We set aside our doubts about the study and awaited the launch of our pilot extension to see if we could manage the same parameters. LaCour and Green were both responsive to requests for advice about design details when queried.

• May 6, 2015. Broockman and Kalla launch a pilot of the extension study.

• May 15, 2015. Our initial questions about the dataset arose as follows. The response rate of the pilot study was notably lower than what LaCour and Green (2014) reported. Hoping we could harness the same procedures that produced the original study's high reported response rate, we attempt to contact the survey firm we believed had performed the original study and ask to speak to the staffer at the firm who we believed helped perform Study 1 in LaCour and Green (2014). The survey firm claimed they had no familiarity with the project and that they had never had an employee with the name of the staffer we were asking for. [!!! -- ace] The firm also denied having the capabilities to perform many aspects of the recruitment procedures described in LaCour and Green (2014).

Details omitted. Skipping ahed.

. • May 18-9, 2015. Green conveys to Aronow and Broockman that LaCour has been confronted and has confessed to falsely describing at least some of the details of the data collection. The authors of this report are not familiar with the details of these events.

So there's your #Science for you.

Whenever Science gets into bed with Politics, Science winds up taking it up the ass and then being kicked out the door at 3 am like a dirty smelly whore.
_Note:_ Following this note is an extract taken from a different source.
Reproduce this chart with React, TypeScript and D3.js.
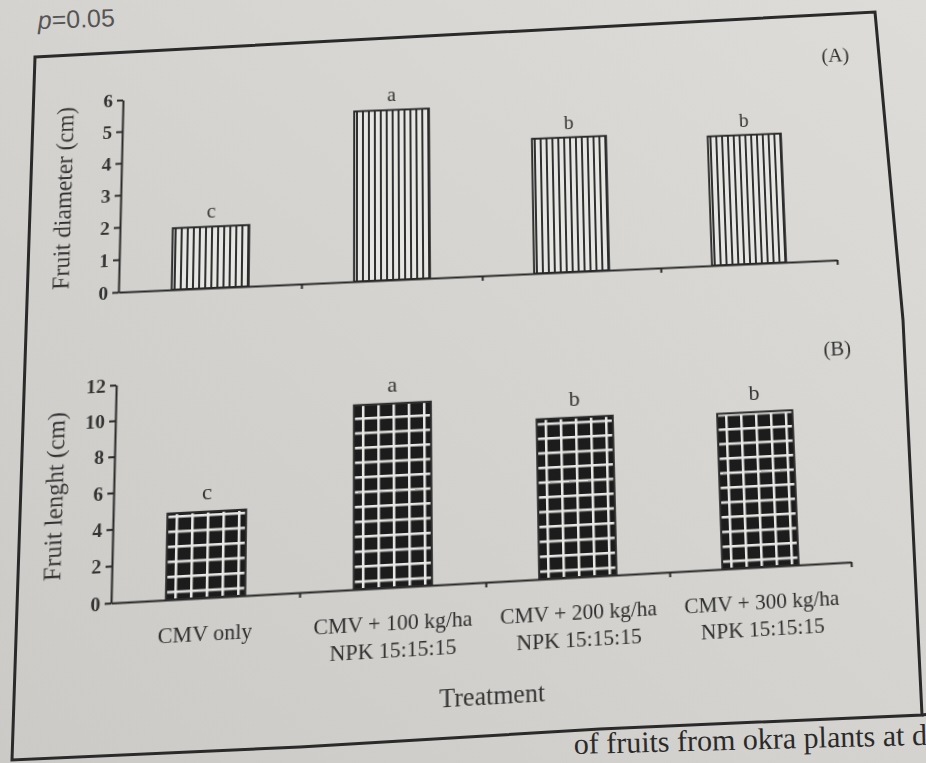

* I think that the original "researcher," LaCour, claimed to have conducted a survey about attitudes about homosexuality in the Los Angeles area, then used that as his baseline for his subsequent see-if-talking-to-people-changes-their-mind test.

However, what the authors of the paper pointing out these "irregularities" are saying, I think, is that LaCour actually conducted no Los Angeles area study to establish a baseline, but instead just took some already-existing national data and claimed it to be his Los Angeles study.